Hong Kong’s New Future Fund

The New Year saw the launch of a major new sovereign wealth fund. On January 1, Hong Kong formally established the Future Fund, a vehicle for intergenerational savings, using HK$219.7 billion ($28.3 billion) in start-up capital transferred from the Land Fund Trust, an older fund that collected revenue from sales of state-owned properties.

For a period of ten years, the Future Fund's assets will be managed by the Hong Kong Monetary Authority (HKMA), which already invests a portion of the territory’s foreign exchange reserves with the aim of building long-term savings. HKMA will invest half of the fund's capital — approximately HK$109.8 billion — in private equity and real estate as part of its so—called Long-Term Growth Portfolio, which targets alternative assets. The bank will place the remaining 50 percent of the fund's capital in its Investment Portfolio, which focuses on bonds and equities.

Governance Reshuffles in Japan and South Korea

Japan’s gigantic Government Pension Investment Fund (GPIF) could be set for an overhaul of its governance structure. The Ministry of Health, Labor and Welfare has proposed that a new board of directors should oversee the fund. Under the current structure, a single individual, GPIF’s President Takahiro Mitani, has the final say on all major decisions concerning the $1.1 trillion fund. The ministry’s proposal is likely to be considered by the Japanese parliament later this year.

South Korea’s $446 billion National Pension Service (NPS), meanwhile, is in the midst of a major organizational reshuffle. NPS has reportedly appointed Moon Hyung-Pyo, the country's former minister of health and welfare, as its new chairman and CEO, although the fund is yet to make a formal announcement.

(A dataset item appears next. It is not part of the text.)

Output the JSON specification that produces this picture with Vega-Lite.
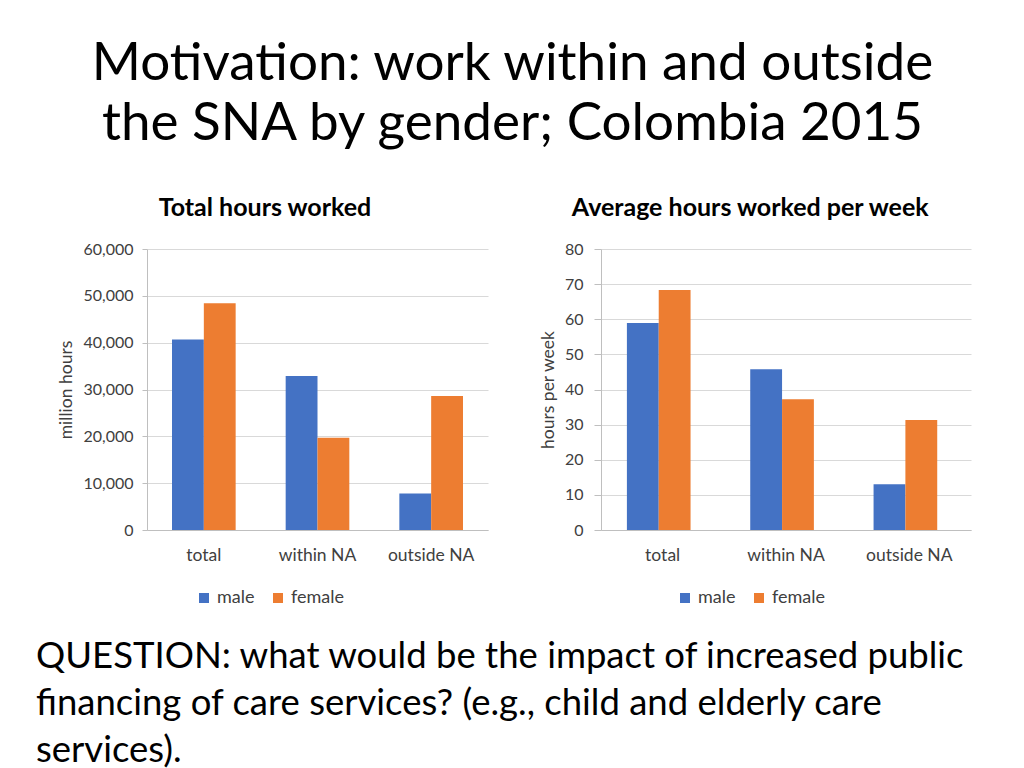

Moon replaces Choi Kwang, who resigned in October 2015. Reports in the local press attributed Choi's departure to a dispute with NPS CIO Hong Wan-Sun over the fund's organizational structure. Hong's own two-year contract expired in November, but he remains in his post as the fund searches for a new CIO. Lee Dong-ik, former CIO of KIC, is apparently among the leading candidates to succeed Hong.